The additions Rogue makes to the fighting and sneaking are far less pronounced; there’s a grenade launcher that you can load with various types of gas, and because you’re now fighting against Assassins there’s a new enemy type that hides in bushes/haystacks/whatever and waits to hit you with an ambush attack that’ll take off half your health bar. There are new side missions and collectibles that reflect the new tenor of the game, but I didn’t engage with them all that much; I learned a long time ago that Ubisoft put far too much in these damn games to make collecting them for their own sake worthwhile (especially since they crank out one game per year, which means you just find yourself doing the whole slog all over again soon enough), so I just did enough to get me some nice sea shanties and ship upgrades. What I will say is that they seem more intelligently laid out than in the past, with many of the wilderness areas in River Valley constructed around the collectibles like a good platformer. If I had taken leave of my senses and decided to try and 100% an Assassin’s Creed game, it’d probably be Rogue; it seems like it’d be more fun to do it here than in any of the others.

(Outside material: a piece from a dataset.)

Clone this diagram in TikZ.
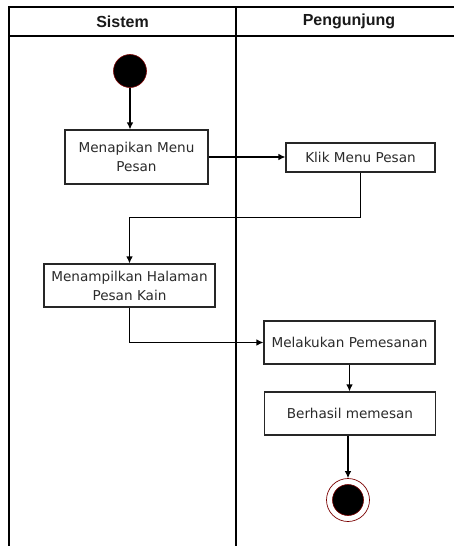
\documentclass[tikz,border=0pt]{standalone}
\usepackage{fontspec}
\setmainfont{DejaVu Sans}
\newfontfamily\headfont{Liberation Sans}
\usetikzlibrary{arrows.meta}
\definecolor{txt}{HTML}{2A2A2A}
\definecolor{ring}{HTML}{7A0000}
\tikzset{
  lane/.style={line width=1.4pt, black},
  actbox/.style={draw=black!85, line width=1.1pt, rectangle, inner sep=0pt, align=center,
     text=txt, font=\fontsize{13.6}{19}\selectfont},
  flow/.style={line width=1.1pt, -{Latex[length=7pt,width=6.5pt]}},
  headtxt/.style={font=\headfont\bfseries\fontsize{16}{18}\selectfont, text=black!90}
}
\begin{document}
\begin{tikzpicture}[x=1pt,y=-1pt]
\useasboundingbox (0,0) rectangle (454,546);
% swimlane frame
\draw[lane] (9,546) -- (9,7) -- (454,7);
\draw[lane] (9,36) -- (454,36);
\draw[lane] (236,7) -- (236,546);
\node[headtxt] (h1) at (122.5,21.5) {Sistem};
\node[headtxt] (h2) at (349,21.5) {Pengunjung};
% start
\node[circle, fill=black, draw=ring, line width=0.6pt, minimum size=33pt, inner sep=0pt] (start) at (130,71) {};
% activities
\node[actbox, minimum width=143pt, minimum height=54pt] (b1) at (136.5,157) {Menapikan Menu\\Pesan};
\node[actbox, minimum width=149pt, minimum height=29pt] (b2) at (360.5,157.5) {Klik Menu Pesan};
\node[actbox, minimum width=171pt, minimum height=43pt] (b3) at (129.5,285.5) {Menampilkan Halaman\\Pesan Kain};
\node[actbox, minimum width=171pt, minimum height=43pt] (b4) at (349.5,342.5) {Melakukan Pemesanan};
\node[actbox, minimum width=171pt, minimum height=43pt] (b5) at (350,413.5) {Berhasil memesan};
% end
\node[circle, draw=ring, line width=0.7pt, fill=white, minimum size=43pt, inner sep=0pt] (end) at (348,500) {};
\node[circle, fill=black, draw=ring, line width=0.6pt, minimum size=31pt, inner sep=0pt] (endin) at (end.center) {};
% flows
\draw[flow] (start.south) -- (start.south |- b1.north);
\draw[flow] (b1.east) -- (b1.east -| b2.west);
\draw[flow] (b2.south) -- ++(0,45) -| (b3.north);
\draw[flow] (b3.south) |- (b4.west);
\draw[flow] (b4.south) -- (b4.south |- b5.north);
\draw[flow] (b5.south -| end.north) -- (end.north);
\end{tikzpicture}
\end{document}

To a certain degree, Rogue is Black Flag all over again. It does a fair bit to establish its own identity but at the end of the day the shameless reuse of assets (models, animations, colouring in all the soldiers white instead of red and calling them French) from Black Flag means it couldn’t escape that comparison even if it wanted to. If it is Black Flag, though, it is at least Black Flag with most of the rough edges sanded off. The plot isn’t as incomprehensible as Black Flag’s, the Abstergo Entertainment sequences make an unfortunate return but are thankfully minimised, and the core mechanics are just a tad more satisfying thanks to the new additions and improvements. Does this justify Rogue’s existence alongside Black Flag? I think it does, but then I enjoy the period and the sailing gameplay enough to stomach a whole new game of it. If you’ve already played Black Flag, then that makes the choice fairly easy, at least: do you want to play more Black Flag? Buy Rogue. Don’t want to play more Black Flag? Don’t buy Rogue. However, possibly the biggest compliment I can pay Rogue is this: if you haven’t played Black Flag then I’d probably recommend Rogue over it since it’s a better all-around package – that is, unless you really like pirates.